A recent survey showed that the water surface of the Poyang Lake has been extended from 3,950 square km five years ago to 5,100 square km at present and the water surface of the Dongting Lake has been enlarged by 35 percent to 4,350 square km. The goal of returning land to the lakes is to control potential flooding of the Yangtze River, said Sun Xiaoshan, a deputy to the National People's Congress and director of the Jiangxi Provincial Bureau of Water Resources.

He recalled that the extraordinary floods of the Yangtze River in 1998 submerged large tracts of farmland around the Poyang and Dongting lakes region and along the middle and lower reaches of the river, causing a direct economic loss of 134.5 billion yuan (US$16.26 billion). The major cause of the floods, according to water experts, was the shrinking of lakes and the sharp decline in the holding capacities of lakes along the Yangtze River.

According to Sun, more than 413,000 hectares of land were reclaimed from the Poyang Lake in the 1950s alone. The result was that the shore lines of the lake were shortened by nearly half and the holding capacity of the lake dropped by 4.5 billion cubic meters. The Dongting Lake, an important area for flood diversion and storage on the Yangtze River, shrank by some 30 percent in its water surface.

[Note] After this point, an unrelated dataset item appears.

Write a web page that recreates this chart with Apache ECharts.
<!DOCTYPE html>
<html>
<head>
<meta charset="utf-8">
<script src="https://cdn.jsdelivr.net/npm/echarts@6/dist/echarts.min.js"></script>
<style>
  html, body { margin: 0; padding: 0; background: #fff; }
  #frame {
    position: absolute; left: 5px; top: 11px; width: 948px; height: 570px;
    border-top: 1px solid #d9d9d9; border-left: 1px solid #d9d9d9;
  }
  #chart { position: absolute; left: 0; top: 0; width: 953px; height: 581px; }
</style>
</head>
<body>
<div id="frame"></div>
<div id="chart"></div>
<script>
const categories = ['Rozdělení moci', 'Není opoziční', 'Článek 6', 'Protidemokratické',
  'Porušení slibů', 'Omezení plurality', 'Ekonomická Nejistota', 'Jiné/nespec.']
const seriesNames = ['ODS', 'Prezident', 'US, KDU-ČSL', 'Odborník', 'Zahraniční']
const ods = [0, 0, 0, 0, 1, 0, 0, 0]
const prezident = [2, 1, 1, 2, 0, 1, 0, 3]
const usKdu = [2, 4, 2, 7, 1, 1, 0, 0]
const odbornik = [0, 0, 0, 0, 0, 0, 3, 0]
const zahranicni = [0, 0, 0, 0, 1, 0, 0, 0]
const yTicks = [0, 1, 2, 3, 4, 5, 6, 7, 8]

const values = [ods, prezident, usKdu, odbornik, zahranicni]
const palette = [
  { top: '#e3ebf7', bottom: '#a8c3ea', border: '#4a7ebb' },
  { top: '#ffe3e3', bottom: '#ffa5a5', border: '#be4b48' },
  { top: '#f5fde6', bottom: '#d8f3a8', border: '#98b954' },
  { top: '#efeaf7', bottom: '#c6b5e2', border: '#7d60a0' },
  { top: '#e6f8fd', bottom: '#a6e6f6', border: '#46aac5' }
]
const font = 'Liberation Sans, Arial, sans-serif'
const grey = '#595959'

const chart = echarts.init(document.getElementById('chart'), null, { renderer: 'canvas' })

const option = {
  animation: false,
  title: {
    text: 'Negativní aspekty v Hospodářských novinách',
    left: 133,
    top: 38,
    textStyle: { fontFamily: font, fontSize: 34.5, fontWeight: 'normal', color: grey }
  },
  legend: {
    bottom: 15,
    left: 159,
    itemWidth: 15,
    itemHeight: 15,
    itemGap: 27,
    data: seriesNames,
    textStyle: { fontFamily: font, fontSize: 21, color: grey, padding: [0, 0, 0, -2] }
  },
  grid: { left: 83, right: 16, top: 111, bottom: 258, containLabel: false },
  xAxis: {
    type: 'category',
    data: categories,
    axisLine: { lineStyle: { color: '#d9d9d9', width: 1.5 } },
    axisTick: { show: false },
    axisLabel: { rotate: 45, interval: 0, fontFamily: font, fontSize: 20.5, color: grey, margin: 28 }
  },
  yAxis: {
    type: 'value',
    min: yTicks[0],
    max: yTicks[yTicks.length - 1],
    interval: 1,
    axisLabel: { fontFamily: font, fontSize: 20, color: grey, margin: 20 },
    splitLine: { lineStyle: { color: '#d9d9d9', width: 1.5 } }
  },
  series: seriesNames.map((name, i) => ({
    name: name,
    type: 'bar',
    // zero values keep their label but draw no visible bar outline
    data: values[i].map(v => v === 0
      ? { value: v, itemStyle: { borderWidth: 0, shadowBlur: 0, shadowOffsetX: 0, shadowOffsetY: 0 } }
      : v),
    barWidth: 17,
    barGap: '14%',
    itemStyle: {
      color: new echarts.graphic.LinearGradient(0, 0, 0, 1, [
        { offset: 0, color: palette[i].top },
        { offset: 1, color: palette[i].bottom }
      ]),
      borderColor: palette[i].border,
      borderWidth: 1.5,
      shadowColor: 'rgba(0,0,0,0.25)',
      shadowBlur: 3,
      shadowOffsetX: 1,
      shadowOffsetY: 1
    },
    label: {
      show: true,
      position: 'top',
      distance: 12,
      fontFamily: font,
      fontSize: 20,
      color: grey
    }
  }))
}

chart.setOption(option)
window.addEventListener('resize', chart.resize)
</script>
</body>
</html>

China initiated a drive to return land to the lakes after the Yangtze River flooding in 1998.

Over the past five years, the government invested 10.3 billion yuan (US$1.24 billion) to finance the project, with 3.67 billion (US$443 million) injected into the Poyang Lake project and 2.5 billion yuan (US$302 million) into the Dongting Lake project.

The number of people relocated for the projects is 1.4 times that relocated to make way for the Three Gorges project.

The expansion of the two lakes has helped improve the environment in the areas along the Yangtze River. The water surface of the mainstream of the Yangtze River has been restored by over 1400 square km and the water storage capacity has increased by 13 billion cubic meters, said Sun.

Water experts attributed the great mitigation of the losses resulting from the severe floods in the summer of 2002 to the efforts to reinforce dykes and restore land reclaimed from lakes.